(Job) Starting at the line that contains "Give me the" and stopping at the line that contains "import * as", transcribe every line of the material below exactly; pictures stay out.

══════════════════════════════

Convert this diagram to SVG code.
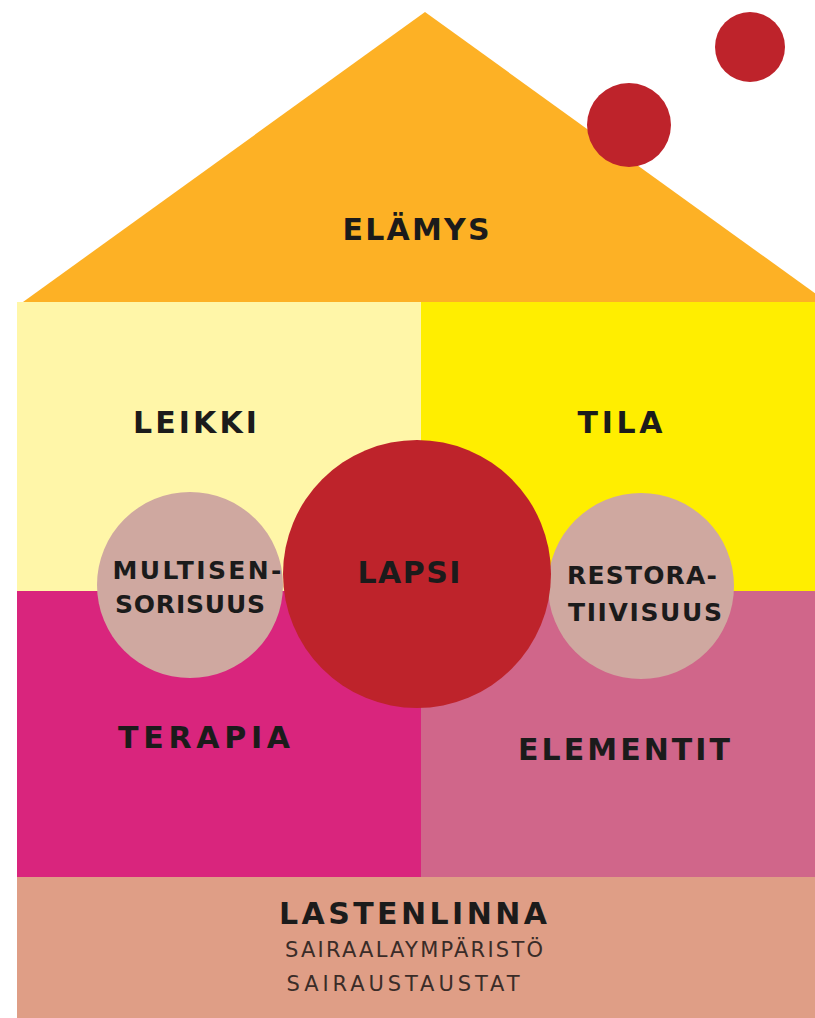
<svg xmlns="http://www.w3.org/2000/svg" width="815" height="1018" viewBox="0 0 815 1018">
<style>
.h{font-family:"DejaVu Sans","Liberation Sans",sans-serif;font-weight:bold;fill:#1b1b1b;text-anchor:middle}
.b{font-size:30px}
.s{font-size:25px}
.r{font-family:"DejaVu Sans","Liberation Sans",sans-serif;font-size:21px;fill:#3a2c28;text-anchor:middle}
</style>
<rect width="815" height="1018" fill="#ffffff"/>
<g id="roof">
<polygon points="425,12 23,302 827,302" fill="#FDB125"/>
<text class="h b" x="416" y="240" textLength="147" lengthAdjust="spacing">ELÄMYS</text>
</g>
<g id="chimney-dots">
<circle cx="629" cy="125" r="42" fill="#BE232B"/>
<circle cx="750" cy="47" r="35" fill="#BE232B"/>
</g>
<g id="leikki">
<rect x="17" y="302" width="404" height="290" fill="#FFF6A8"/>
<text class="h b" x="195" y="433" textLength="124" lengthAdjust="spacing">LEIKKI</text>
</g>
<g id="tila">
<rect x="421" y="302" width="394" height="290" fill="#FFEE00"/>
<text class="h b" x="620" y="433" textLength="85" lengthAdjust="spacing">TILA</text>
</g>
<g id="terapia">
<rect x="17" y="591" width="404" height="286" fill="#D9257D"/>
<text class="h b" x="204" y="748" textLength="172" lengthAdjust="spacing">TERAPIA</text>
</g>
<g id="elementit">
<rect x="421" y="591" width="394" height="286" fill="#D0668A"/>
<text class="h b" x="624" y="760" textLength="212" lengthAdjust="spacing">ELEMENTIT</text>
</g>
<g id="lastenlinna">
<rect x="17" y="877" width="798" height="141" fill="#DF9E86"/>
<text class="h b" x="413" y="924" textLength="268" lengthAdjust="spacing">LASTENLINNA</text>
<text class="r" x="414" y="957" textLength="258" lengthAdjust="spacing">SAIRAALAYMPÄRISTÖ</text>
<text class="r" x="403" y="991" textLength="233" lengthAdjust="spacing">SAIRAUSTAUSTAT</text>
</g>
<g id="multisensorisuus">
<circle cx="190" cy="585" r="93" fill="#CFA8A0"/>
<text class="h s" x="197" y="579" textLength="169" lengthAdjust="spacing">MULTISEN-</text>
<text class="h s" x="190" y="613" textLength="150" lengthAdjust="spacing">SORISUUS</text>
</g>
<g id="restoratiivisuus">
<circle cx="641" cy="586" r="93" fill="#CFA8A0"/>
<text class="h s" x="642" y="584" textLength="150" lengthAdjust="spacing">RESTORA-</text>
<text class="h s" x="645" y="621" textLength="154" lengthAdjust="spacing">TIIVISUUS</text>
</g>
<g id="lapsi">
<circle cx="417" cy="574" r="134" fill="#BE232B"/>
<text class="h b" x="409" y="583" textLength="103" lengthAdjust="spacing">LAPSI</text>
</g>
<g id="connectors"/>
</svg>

══════════════════════════════

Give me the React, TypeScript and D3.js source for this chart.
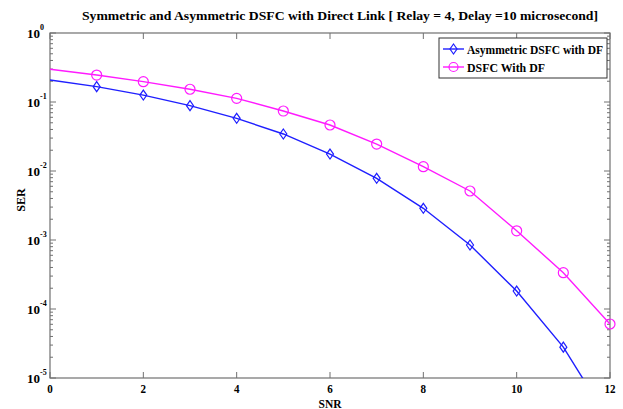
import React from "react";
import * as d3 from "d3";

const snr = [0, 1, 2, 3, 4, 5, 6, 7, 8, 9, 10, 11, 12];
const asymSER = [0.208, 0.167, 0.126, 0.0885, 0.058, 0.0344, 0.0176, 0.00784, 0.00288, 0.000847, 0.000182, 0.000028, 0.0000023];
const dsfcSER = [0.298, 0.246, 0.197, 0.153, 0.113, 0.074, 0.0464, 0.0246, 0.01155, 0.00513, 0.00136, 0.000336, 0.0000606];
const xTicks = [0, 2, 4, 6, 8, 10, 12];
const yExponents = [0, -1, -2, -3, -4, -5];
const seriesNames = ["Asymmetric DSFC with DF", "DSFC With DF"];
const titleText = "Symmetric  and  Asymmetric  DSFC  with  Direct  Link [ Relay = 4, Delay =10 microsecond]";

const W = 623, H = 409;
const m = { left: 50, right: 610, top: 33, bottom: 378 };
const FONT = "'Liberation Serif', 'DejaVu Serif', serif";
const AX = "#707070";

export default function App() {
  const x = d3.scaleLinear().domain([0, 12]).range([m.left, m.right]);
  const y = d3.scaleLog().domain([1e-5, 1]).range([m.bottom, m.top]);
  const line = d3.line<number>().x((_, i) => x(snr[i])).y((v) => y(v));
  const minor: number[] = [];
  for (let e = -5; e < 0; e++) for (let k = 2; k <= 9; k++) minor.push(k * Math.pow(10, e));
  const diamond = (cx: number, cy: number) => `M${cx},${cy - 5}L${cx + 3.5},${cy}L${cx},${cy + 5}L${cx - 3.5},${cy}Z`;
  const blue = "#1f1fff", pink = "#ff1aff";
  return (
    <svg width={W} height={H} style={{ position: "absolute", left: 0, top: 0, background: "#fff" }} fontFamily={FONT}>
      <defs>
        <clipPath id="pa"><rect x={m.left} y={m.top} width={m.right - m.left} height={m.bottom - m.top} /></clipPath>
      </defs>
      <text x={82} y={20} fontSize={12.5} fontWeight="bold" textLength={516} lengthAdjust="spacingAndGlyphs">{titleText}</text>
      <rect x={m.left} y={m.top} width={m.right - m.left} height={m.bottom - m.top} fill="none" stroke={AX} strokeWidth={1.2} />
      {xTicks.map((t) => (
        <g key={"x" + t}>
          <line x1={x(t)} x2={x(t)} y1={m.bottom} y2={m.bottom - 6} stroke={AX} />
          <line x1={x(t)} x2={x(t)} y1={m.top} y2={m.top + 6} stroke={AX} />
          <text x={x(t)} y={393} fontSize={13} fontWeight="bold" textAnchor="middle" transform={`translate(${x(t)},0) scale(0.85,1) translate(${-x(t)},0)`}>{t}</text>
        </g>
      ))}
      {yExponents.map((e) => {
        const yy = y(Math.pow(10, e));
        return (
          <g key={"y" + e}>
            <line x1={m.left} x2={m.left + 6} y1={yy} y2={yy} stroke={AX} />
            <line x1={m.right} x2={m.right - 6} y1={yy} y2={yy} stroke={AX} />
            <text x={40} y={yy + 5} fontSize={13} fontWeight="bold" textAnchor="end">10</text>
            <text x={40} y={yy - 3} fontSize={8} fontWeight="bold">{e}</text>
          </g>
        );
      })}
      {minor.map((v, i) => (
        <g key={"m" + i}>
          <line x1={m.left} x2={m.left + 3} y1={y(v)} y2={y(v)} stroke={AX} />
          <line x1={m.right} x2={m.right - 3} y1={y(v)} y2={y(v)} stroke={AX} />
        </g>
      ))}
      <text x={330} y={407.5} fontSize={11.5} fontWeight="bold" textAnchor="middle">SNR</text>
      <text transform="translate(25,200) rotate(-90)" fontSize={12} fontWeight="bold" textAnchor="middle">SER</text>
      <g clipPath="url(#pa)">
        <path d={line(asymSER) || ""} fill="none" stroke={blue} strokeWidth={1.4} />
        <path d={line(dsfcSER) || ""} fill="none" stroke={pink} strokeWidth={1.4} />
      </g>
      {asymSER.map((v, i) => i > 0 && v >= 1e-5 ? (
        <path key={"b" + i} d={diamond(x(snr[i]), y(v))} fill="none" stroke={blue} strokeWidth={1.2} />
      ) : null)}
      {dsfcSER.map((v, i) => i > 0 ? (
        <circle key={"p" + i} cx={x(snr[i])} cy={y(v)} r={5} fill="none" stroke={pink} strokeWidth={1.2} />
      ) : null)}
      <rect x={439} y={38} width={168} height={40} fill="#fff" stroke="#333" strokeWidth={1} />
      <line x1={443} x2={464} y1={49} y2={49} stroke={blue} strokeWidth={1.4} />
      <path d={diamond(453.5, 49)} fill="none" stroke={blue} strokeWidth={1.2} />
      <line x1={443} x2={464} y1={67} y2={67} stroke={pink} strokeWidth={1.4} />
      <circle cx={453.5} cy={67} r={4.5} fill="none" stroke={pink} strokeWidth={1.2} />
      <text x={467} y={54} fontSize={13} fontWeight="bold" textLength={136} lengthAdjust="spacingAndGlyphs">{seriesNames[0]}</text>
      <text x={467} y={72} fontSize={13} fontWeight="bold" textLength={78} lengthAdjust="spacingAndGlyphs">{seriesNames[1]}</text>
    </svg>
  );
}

══════════════════════════════

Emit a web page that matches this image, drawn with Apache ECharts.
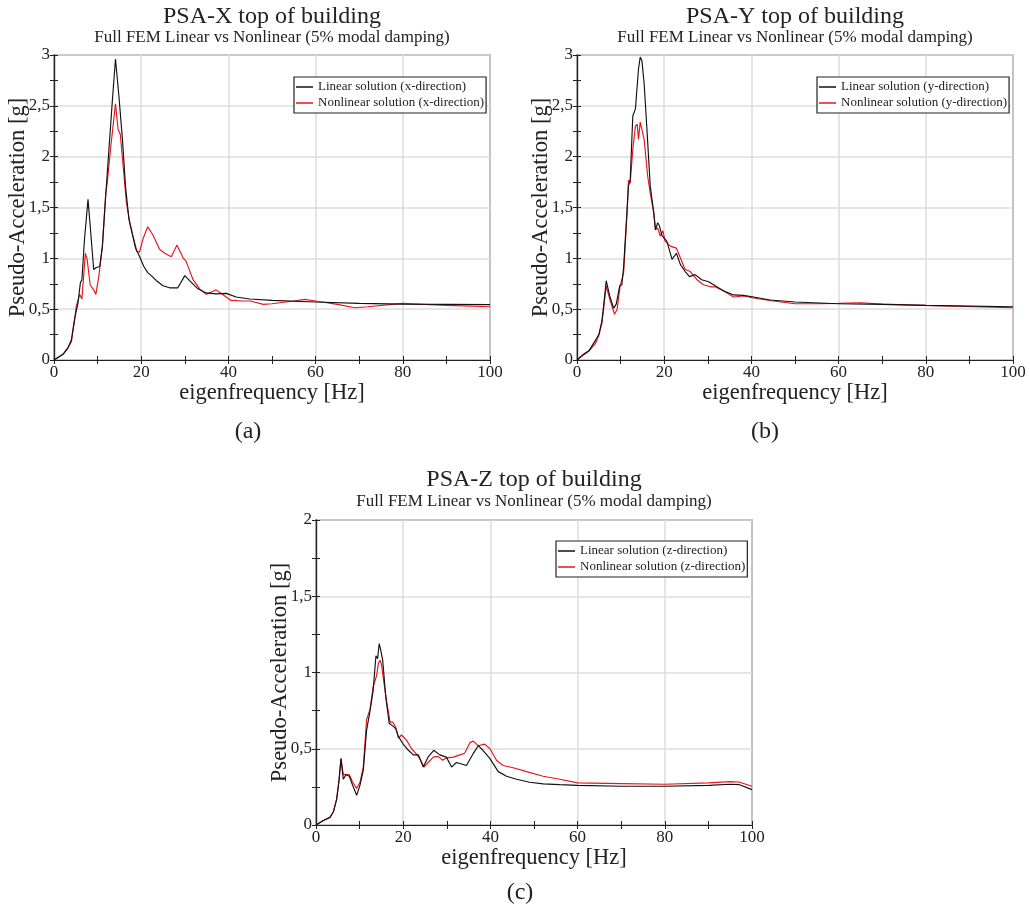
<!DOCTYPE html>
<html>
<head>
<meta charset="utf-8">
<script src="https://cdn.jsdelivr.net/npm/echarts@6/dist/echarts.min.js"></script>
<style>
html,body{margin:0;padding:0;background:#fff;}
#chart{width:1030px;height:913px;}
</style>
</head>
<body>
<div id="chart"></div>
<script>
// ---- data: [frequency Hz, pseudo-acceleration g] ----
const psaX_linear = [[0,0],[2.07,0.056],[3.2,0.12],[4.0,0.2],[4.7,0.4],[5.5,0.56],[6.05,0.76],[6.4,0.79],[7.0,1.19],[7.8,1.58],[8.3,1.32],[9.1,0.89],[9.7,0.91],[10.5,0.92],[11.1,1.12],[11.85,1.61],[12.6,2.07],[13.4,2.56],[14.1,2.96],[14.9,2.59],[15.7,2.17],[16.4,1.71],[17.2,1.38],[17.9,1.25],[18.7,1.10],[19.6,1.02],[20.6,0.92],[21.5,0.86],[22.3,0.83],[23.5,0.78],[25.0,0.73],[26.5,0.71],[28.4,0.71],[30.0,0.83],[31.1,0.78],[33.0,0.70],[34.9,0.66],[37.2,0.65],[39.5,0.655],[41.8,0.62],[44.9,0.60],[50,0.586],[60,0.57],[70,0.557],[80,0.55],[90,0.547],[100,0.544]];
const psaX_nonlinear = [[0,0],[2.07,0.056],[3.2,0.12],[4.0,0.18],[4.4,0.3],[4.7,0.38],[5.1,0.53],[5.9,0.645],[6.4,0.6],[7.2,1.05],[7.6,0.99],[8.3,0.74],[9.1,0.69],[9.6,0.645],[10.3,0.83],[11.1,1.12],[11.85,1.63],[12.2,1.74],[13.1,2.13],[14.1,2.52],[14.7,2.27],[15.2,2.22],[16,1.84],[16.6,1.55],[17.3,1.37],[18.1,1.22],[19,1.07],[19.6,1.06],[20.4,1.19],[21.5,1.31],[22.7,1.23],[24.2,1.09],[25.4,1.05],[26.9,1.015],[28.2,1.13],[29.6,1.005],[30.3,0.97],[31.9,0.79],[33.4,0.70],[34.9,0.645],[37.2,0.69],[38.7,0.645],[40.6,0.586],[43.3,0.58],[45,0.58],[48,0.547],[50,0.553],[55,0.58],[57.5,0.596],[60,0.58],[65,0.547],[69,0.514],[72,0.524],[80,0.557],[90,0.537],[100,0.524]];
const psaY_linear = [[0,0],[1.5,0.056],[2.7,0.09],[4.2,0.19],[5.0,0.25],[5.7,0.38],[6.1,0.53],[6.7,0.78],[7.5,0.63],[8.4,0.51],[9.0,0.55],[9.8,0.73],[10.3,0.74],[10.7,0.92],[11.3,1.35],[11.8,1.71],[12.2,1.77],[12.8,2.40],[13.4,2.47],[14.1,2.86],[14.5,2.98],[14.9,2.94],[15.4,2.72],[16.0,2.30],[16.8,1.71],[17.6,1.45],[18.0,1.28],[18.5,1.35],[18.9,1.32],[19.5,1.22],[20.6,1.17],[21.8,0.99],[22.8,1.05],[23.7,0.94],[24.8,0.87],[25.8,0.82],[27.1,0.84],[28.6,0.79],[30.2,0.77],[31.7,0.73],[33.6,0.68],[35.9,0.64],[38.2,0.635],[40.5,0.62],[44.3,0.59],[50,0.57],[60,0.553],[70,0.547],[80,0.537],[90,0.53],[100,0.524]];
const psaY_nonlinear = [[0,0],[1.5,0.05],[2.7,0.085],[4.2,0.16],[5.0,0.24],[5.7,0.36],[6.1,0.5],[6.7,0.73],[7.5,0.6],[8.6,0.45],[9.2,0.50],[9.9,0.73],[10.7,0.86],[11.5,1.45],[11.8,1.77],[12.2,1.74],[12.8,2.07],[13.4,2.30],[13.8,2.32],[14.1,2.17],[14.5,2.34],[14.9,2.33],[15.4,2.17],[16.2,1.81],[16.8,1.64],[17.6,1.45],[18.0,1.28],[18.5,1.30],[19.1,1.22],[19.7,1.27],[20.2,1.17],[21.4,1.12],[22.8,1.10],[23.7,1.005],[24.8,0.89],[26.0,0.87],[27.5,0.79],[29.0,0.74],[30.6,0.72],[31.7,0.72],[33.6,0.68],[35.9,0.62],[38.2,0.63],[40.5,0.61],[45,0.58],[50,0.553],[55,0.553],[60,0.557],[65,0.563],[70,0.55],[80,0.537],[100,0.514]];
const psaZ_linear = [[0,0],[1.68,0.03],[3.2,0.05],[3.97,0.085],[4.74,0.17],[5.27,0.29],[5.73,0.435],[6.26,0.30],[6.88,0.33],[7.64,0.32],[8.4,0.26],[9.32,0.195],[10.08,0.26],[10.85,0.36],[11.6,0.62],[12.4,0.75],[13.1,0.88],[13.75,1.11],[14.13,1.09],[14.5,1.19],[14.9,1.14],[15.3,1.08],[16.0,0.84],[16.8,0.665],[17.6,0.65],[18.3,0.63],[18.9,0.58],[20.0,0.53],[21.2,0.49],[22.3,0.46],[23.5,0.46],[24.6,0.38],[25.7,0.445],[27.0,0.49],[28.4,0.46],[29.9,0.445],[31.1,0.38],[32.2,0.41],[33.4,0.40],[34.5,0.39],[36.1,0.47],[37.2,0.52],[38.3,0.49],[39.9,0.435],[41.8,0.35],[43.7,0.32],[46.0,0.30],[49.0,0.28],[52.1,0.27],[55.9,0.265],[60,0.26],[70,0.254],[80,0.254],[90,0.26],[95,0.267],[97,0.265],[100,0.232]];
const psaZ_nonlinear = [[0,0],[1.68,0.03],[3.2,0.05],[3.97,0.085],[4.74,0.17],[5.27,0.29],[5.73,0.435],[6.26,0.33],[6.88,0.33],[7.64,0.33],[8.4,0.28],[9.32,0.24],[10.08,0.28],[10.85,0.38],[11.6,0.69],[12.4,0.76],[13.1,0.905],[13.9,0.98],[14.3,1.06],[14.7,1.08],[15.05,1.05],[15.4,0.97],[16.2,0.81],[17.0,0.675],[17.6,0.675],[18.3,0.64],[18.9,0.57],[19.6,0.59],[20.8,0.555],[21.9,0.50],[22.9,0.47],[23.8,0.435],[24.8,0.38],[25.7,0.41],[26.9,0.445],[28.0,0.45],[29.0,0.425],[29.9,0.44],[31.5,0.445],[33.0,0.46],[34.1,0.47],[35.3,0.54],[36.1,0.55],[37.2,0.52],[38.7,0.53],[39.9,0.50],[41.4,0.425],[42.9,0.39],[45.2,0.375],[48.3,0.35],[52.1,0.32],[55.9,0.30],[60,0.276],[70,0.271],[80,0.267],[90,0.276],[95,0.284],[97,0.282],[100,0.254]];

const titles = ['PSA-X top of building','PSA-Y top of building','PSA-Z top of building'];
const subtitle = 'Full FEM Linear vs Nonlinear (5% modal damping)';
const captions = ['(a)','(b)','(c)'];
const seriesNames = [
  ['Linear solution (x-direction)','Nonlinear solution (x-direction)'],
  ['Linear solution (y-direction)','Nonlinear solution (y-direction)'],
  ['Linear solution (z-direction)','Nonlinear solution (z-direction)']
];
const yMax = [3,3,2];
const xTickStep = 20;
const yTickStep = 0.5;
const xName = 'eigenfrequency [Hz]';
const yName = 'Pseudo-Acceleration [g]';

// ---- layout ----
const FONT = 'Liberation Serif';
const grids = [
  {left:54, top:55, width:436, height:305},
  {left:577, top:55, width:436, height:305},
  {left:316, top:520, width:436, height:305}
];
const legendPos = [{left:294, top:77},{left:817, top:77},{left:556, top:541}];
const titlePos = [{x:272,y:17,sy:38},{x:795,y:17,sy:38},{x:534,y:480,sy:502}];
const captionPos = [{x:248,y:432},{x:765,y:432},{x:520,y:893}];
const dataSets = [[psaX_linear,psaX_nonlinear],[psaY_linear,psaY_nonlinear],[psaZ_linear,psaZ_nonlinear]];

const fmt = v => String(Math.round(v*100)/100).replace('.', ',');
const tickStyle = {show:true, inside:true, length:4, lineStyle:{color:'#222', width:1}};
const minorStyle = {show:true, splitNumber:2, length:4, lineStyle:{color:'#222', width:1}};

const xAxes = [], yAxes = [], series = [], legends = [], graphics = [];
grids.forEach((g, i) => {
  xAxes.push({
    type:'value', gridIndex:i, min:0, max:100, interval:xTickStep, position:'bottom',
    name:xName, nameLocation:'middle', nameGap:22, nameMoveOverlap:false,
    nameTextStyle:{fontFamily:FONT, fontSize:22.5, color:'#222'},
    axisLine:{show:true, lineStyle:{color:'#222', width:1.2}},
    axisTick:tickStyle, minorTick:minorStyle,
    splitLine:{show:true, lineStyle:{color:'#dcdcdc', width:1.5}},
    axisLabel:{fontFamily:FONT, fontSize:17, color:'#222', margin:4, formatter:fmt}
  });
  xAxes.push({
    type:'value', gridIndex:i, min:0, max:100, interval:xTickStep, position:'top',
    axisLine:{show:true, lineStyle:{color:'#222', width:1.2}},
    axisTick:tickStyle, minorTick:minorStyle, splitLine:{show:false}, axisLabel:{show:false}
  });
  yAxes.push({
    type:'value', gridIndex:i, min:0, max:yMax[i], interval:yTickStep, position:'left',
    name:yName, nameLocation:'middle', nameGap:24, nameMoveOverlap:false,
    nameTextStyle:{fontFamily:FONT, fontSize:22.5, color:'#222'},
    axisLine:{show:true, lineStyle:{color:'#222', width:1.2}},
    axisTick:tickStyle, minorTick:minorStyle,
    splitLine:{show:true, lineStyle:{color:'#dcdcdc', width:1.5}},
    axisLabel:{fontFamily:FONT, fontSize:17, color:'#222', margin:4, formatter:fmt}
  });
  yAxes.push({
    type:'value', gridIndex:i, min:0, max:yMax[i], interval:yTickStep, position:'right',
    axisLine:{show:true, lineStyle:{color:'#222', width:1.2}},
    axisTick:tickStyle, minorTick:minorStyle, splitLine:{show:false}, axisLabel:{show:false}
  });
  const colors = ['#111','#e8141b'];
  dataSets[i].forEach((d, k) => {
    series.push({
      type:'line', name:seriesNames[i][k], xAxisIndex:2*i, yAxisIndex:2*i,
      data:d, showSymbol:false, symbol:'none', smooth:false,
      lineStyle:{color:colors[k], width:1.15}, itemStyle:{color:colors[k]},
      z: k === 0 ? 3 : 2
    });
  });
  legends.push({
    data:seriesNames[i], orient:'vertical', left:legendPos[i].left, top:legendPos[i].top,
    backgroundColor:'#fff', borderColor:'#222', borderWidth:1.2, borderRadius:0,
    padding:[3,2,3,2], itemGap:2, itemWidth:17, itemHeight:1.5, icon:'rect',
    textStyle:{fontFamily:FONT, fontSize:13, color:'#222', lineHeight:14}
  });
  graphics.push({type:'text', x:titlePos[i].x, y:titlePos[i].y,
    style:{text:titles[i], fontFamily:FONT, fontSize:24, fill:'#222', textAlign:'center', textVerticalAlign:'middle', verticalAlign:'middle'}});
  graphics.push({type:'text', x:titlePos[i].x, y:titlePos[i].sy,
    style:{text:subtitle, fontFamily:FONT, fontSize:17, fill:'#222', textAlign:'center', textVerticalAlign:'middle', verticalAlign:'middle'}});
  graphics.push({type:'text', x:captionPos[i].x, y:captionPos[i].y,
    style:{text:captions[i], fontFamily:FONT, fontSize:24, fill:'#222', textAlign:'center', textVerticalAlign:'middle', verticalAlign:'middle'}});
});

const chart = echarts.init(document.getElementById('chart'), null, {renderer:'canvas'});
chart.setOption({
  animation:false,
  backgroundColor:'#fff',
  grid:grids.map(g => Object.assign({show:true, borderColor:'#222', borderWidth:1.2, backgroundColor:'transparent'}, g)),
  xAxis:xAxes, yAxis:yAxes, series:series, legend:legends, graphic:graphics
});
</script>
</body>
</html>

══════════════════════════════

(Exercise result)
Give me the React, TypeScript and D3.js source for this chart.
import React from "react";
import * as d3 from "d3";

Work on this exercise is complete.